In regards to the transportation sales tax, the statement, “economic development suffers if we don’t pass this tax” is not valid because Georgia has always been behind the eight ball in transportation.
But look at the growth we have experienced; transportation didn’t hinder it. Georgia ranked 11th in the country in 2010, most occurring since 1995. The economic vitality of Georgia is alive and well considering the slump the country is in.
The Georgia Department of Transportation is going to waste a lot of that money on administration, studies, etc., before it ever gets to the counties. The counties will be lucky to get back 60 to 65 percent. Which is best for your county, a 100 percent SPLOST or a percentage of a T-SPLOST?
GDOT, in the past, was a well-run and efficient organization, but within the last 10 to 15 years it has become too much of a political bureaucracy to fulfill its duties properly or be cost-efficient.
Let’s look at why GDOT is having problems fulfilling its mission. Money is one, but that’s not the problem I will remit today. Everyone wants this airplane called T-SPLOST to fly, yet a pilot and destination has not been established and the fuel to get there is not available and won’t be unless the tax passes.
So the Transit Governance Study Commission decides it is out of its ability to fly the plane and dumps it on state representatives with input from county commissioners, none of whom know how to fly the plane, either, and are not sure of their destination but know they want the money to get there.

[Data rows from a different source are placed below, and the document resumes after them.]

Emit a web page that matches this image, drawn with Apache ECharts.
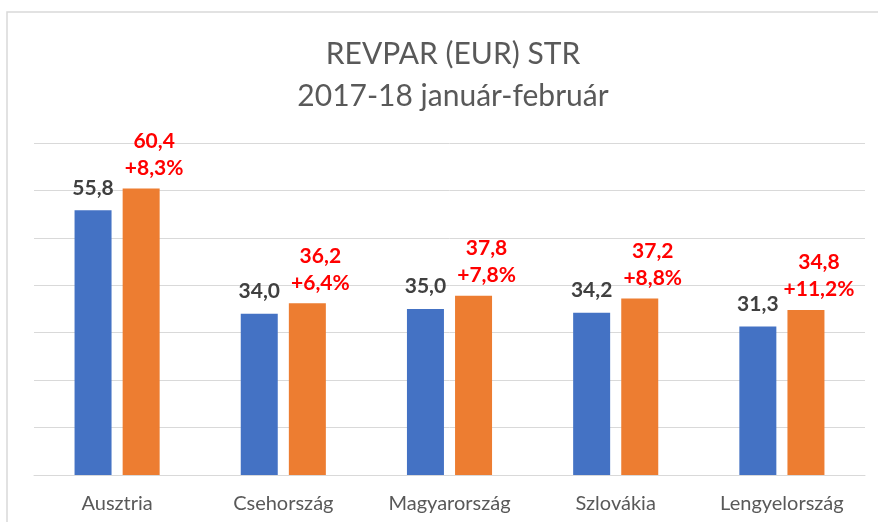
<!DOCTYPE html>
<html>
<head>
<meta charset="utf-8">
<script src="https://cdn.jsdelivr.net/npm/echarts@6/dist/echarts.min.js"></script>
<style>
html,body{margin:0;padding:0;background:#fff;}
#chart{width:878px;height:522px;}
</style>
</head>
<body>
<div id="chart"></div>
<script>
var titleLines = ['REVPAR (EUR) STR', '2017-18 január-február'];
var categories = ['Ausztria', 'Csehország', 'Magyarország', 'Szlovákia', 'Lengyelország'];
var revpar2017 = [55.8, 34.0, 35.0, 34.2, 31.3];
var revpar2018 = [60.4, 36.2, 37.8, 37.2, 34.8];
var changeLabels = ['+8,3%', '+6,4%', '+7,8%', '+8,8%', '+11,2%'];
var yMin = 0, yMax = 70, yStep = 10;

function fmt(v) { return v.toFixed(1).replace('.', ','); }

var chart = echarts.init(document.getElementById('chart'));
var FONT = 'Lato';
chart.setOption({
  animation: false,
  backgroundColor: '#ffffff',
  title: {
    text: titleLines.join('\n'),
    left: 448,
    top: 28,
    textAlign: 'center',
    textStyle: { fontFamily: FONT, fontSize: 30, fontWeight: 'normal', color: '#595959', lineHeight: 42 }
  },
  graphic: [{
    type: 'rect',
    silent: true,
    shape: { x: 7, y: 12, width: 900, height: 600 },
    style: { fill: 'none', stroke: '#d9d9d9', lineWidth: 1.5 }
  }],
  grid: { left: 34, right: 13, top: 143, bottom: 47, containLabel: false },
  xAxis: {
    type: 'category',
    data: categories,
    axisLine: { show: true, lineStyle: { color: '#d9d9d9', width: 1 } },
    axisTick: { show: false },
    axisLabel: { color: '#595959', fontFamily: FONT, fontSize: 20, margin: 19 }
  },
  yAxis: {
    type: 'value',
    min: yMin, max: yMax, interval: yStep,
    axisLine: { show: false },
    axisTick: { show: false },
    axisLabel: { show: false },
    splitLine: { lineStyle: { color: '#d9d9d9', width: 1 } }
  },
  series: [{
    type: 'bar',
    data: revpar2017,
    barWidth: 37,
    barGap: '30%',
    itemStyle: { color: '#4472C4' },
    label: {
      show: true, position: 'top', distance: 12,
      formatter: function (p) { return fmt(p.value); },
      fontFamily: FONT, fontSize: 21, fontWeight: 'bold', color: '#404040'
    }
  }, {
    type: 'bar',
    data: revpar2018,
    barWidth: 37,
    itemStyle: { color: '#ED7D31' },
    label: {
      show: true, position: 'top', distance: 7, offset: [13, 0],
      formatter: function (p) { return fmt(p.value) + '\n' + changeLabels[p.dataIndex]; },
      fontFamily: FONT, fontSize: 21, fontWeight: 'bold', color: '#FF0000', lineHeight: 27
    }
  }]
});
</script>
</body>
</html>
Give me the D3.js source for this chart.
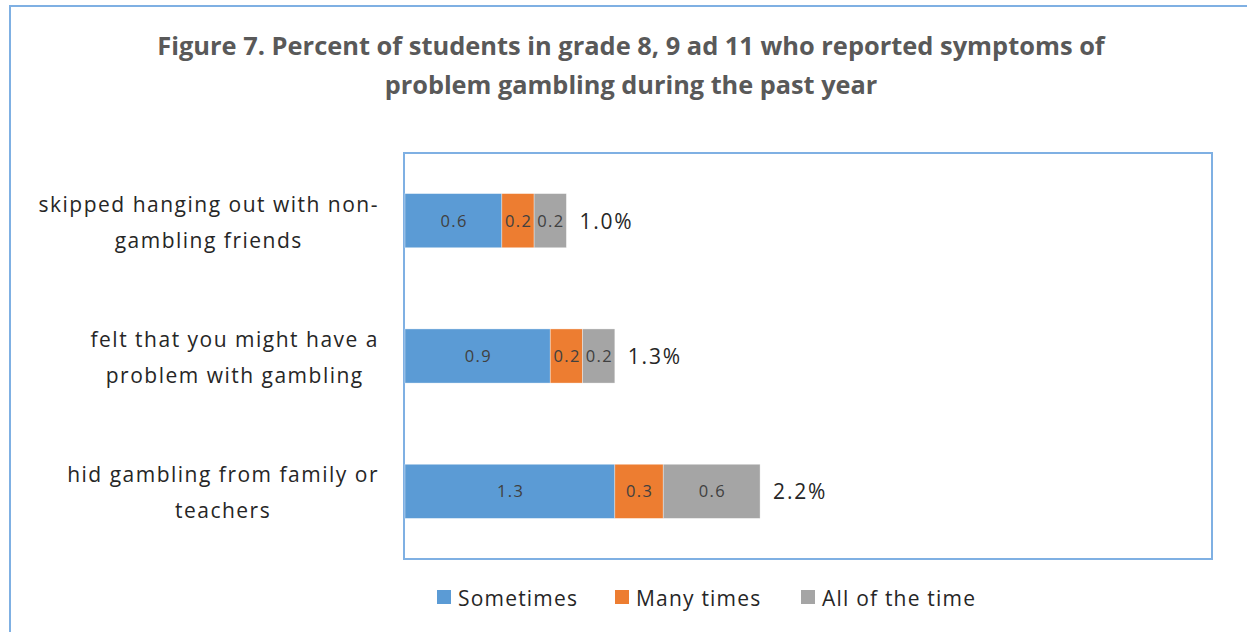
<!DOCTYPE html>
<html><head><meta charset="utf-8">
<script src="https://cdn.jsdelivr.net/npm/d3@7"></script>
<style>body{margin:0;background:#fff;overflow:hidden}svg{display:block}</style>
</head><body>
<svg id="c" width="1247" height="632"></svg>
<script>
const titleLines = ["Figure 7. Percent of students in grade 8, 9 ad 11 who reported symptoms of", "problem gambling during the past year"];
const categories = ["skipped hanging out with non-|gambling friends", "felt that you might have a|problem with gambling", "hid gambling from family or|teachers"];
const seriesNames = ["Sometimes", "Many times", "All of the time"];
const sometimes = [0.6, 0.9, 1.3];
const manyTimes = [0.2, 0.2, 0.3];
const allTime = [0.2, 0.2, 0.6];
const totals = ["1.0%", "1.3%", "2.2%"];
const colors = ["#5B9BD5", "#ED7D31", "#A5A5A5"];

const svg = d3.select("#c");
const font = "'Open Sans', 'Noto Sans', sans-serif";

// outer border
svg.append("rect").attr("x",10).attr("y",6).attr("width",1250).attr("height",640)
  .attr("fill","none").attr("stroke","#7FB0E3").attr("stroke-width",2);

// title
const tY = [55, 94];
const tW = [948, 493];
titleLines.forEach((t,i)=>{
  const el = svg.append("text").attr("x",631).attr("y",tY[i]).attr("text-anchor","middle")
    .attr("font-family",font).attr("font-weight","bold").attr("font-size",23)
    .attr("fill","#595959").text(t);
  const w = el.node().getComputedTextLength();
  el.attr("font-size", 23*tW[i]/w);
});

const x0 = 404, x1 = 1212, y0 = 153, y1 = 559;
const x = d3.scaleLinear().domain([0,5]).range([x0+1, x1]);
const y = d3.scaleBand().domain(categories).range([y0,y1]).paddingInner(0.6).paddingOuter(0.3);

// frame
svg.append("rect").attr("x",x0).attr("y",y0).attr("width",x1-x0).attr("height",y1-y0)
  .attr("fill","none").attr("stroke","#7FB0E3").attr("stroke-width",2);

const data = categories.map((c,i)=>({cat:c, Sometimes:sometimes[i], "Many times":manyTimes[i], "All of the time":allTime[i]}));
const stack = d3.stack().keys(seriesNames)(data);

stack.forEach((s,si)=>{
  const g = svg.append("g");
  g.selectAll("rect").data(s).join("rect")
    .attr("x",d=>x(d[0])).attr("y",d=>y(d.data.cat))
    .attr("width",d=>x(d[1])-x(d[0])).attr("height",y.bandwidth())
    .attr("fill",colors[si]).attr("stroke","#ffffff").attr("stroke-opacity",0.5).attr("stroke-width",0.7);
  g.selectAll("text").data(s).join("text")
    .attr("x",d=>(x(d[0])+x(d[1]))/2 + 0.7).attr("y",d=>y(d.data.cat)+y.bandwidth()/2+6)
    .attr("text-anchor","middle").attr("font-family",font).attr("font-size",16.5).attr("letter-spacing",1.4)
    .attr("fill","#404040").text(d=>(d[1]-d[0]).toFixed(1));
});

// totals
data.forEach((d,i)=>{
  const tot = sometimes[i]+manyTimes[i]+allTime[i];
  svg.append("text").attr("x",x(tot)+13).attr("y",y(d.cat)+y.bandwidth()/2+8)
    .attr("font-family",font).attr("font-size",21).attr("letter-spacing",1.8).attr("fill","#262626").text(totals[i]);
});

// category labels
categories.forEach(c=>{
  const lines = c.split("|");
  const cy = y(c)+y.bandwidth()/2;
  const els = lines.map((l,li)=>svg.append("text").attr("y",cy - 9 + li*36)
    .attr("text-anchor","middle").attr("font-family",font).attr("font-size",21).attr("letter-spacing",1.5)
    .attr("fill","#262626").text(l));
  const mw = d3.max(els, e=>e.node().getComputedTextLength());
  els.forEach(e=>e.attr("x", 379 - mw/2));
});

// legend
const legX = [437, 615, 801];
seriesNames.forEach((n,i)=>{
  svg.append("rect").attr("x",legX[i]).attr("y",590).attr("width",14).attr("height",14).attr("fill",colors[i]);
  svg.append("text").attr("x",legX[i]+21).attr("y",606).attr("font-family",font).attr("font-size",21)
    .attr("letter-spacing",1.2).attr("fill","#262626").text(n);
});
</script>
</body></html>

The result will be the plane may never fly, and if it does, it may not get to its destination because of detours to form more committees. The best thing that can happen is for voters not to supply the fuel. Why should they support a tax to fly a plane with no pilot or a fully planned destination? Why should voters support a tax when the vote has been rigged by unbalanced regional populations, where two or three counties decide the vote of 11 or 12 other counties?
So why is this T-SPLOST so bad? Because those ones who will suffer are low income, fixed income and other poor. There will be no economic benefit for them as they become more dependent on government support.
Government has gotten too big, with too many programs, taxes too high, too many changes every year the legislature meets and too much interference from government at all levels.
Slim down the GDOT; renew its purpose; eliminate some programs not directed specifically at improving transportation; install strong leaders with knowledge in the field; eliminate political hacks with no experience in transportation; provide sources of revenue from those who benefit most from transportation (users) and not the poor.
Renew GDOT’s pilot license, get out of the way and let it do its job and it will set the destination and get us there. Because the rank and file of GDOT has the skills while the chambers of commerce and politicians don’t.
Vote for home rule; vote no to T-SPLOST.